Modulo 1: Gestire le differenze individuali: una pluralità di interventi

1A - Premessa

 

E' parte dell'esperienza quotidiana di ogni insegnante, o di chiunque sia impegnato in un lavoro di formazione con gruppi di persone, percepire la sensazione della difficoltà di gestire l'eterogeneità, ossia la presenza di differenze individuali all'interno di una classe o di un gruppo. "Io sono una/uno, e loro sono trenta" è un'affermazione ricorrente alla fine (o anche all'inizio) di incontri di discussione, lavori di gruppo, seminari di aggiornamento tra insegnanti. Dietro questa constatazione, banale quanto significativa, si percepiscono spesso la preoccupazione, il disagio, l'insoddisfazione derivanti da uno dei dilemmi forse più acuti che può vivere un insegnante, pari forse soltanto a quello, altrettanto "sofferto", relativo alla valutazione degli alunni. Il dilemma si riassume facilmente nel desiderio, da parte degli insegnanti più sensibili, di "individualizzare" quanto più l'insegnamento (o, in termini più attuali, l"offerta formativa"), contrapposto alla difficoltà di far fronte, con le esigue risorse personali e istituzionali disponibili, ad un impegno così gravoso. Il risultato di affrontare "di petto" un dilemma simile si traduce spesso in un senso di impotenza, che genera frustrazione e pessimismo sulla possibilità di intervento: si vedano le parallele osservazioni di Graziella Pozzo sul tema della valutazione (1).

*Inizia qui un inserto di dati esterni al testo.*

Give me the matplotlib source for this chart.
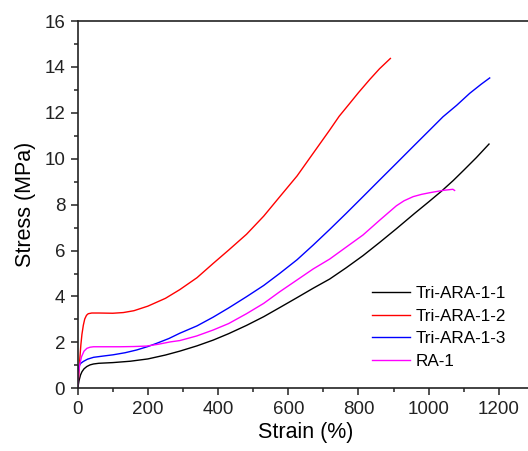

Un dilemma nasce sempre da una visione rigidamente biunivoca della realtà, una visione in cui tutto è bianco oppure nero, in cui non esistono sfumature intermedie, e che porta pertanto ad una filosofia di azione del tipo "tutto e subito, oppure niente mai più". La convinzione sottesa a molte affermazioni sulla gestione della variabilità individuale (comprese molte "indicazioni didattiche" di stampo più o meno ufficiale) è che l"individualizzazione" di obiettivi, contenuti, metodologie, strumenti, criteri di valutazione, o qualunque combinazione di questi e altri fattori, sia l'unica strada percorribile. Se questa "individualizzazione" deve implicare automaticamente e inevitabilmente la stesura di un "curricolo personale" o di un "piano personalizzato" per ogni singolo alunno, è comprensibile la diffidenza e lo scetticismo con cui vengono accolte molte proposte in merito.

Ma porsi un problema non significa necessariamente risolverlo subito e una volta per tutte. Accanto ad un'abilità di problem solving, e di fronte alla complessità di molte situazioni, è forse necessario sviluppare oggi abilità di problem posing, cioè di analisi e comprensione del problema, finalizzate in primo luogo alla gestione flessibile del problema nel quotidiano, cioè nelle situazioni di classe continuamente mutevoli. Questo significa adottare una visione almeno in parte alternativa a quella del "dilemma secco", esplorando invece tutta la zona intermedia tra il "tutto" e il "nulla", e (ri)ponendosi alcune domande-chiave, come, ad esempio:

·         in quali sensi le persone sono diverse quando imparano?

·         come queste diversità condizionano i processi di apprendimento e di insegnamento?

·         che cosa implica riconoscere e valorizzare le diversità?

·         è opportuno "individualizzare"? In che senso? Entro dei limiti?

·         quale gamma di opportunità di intervento è possibile ipotizzare per gestire nel quotidiano la variabilità delle persone?

 

Un momento per riflettere ...

Quale è stata finora la tua esperienza al riguardo, sia come studente che come docente?

(1) Pozzo, G. 2001. "Il continuum della valutazione: la valutazione formativa e i suoi strumenti" in Gattullo, F. La valutazione degli apprendimenti linguistici. Firenze: La Nuova Italia, Collana LEND.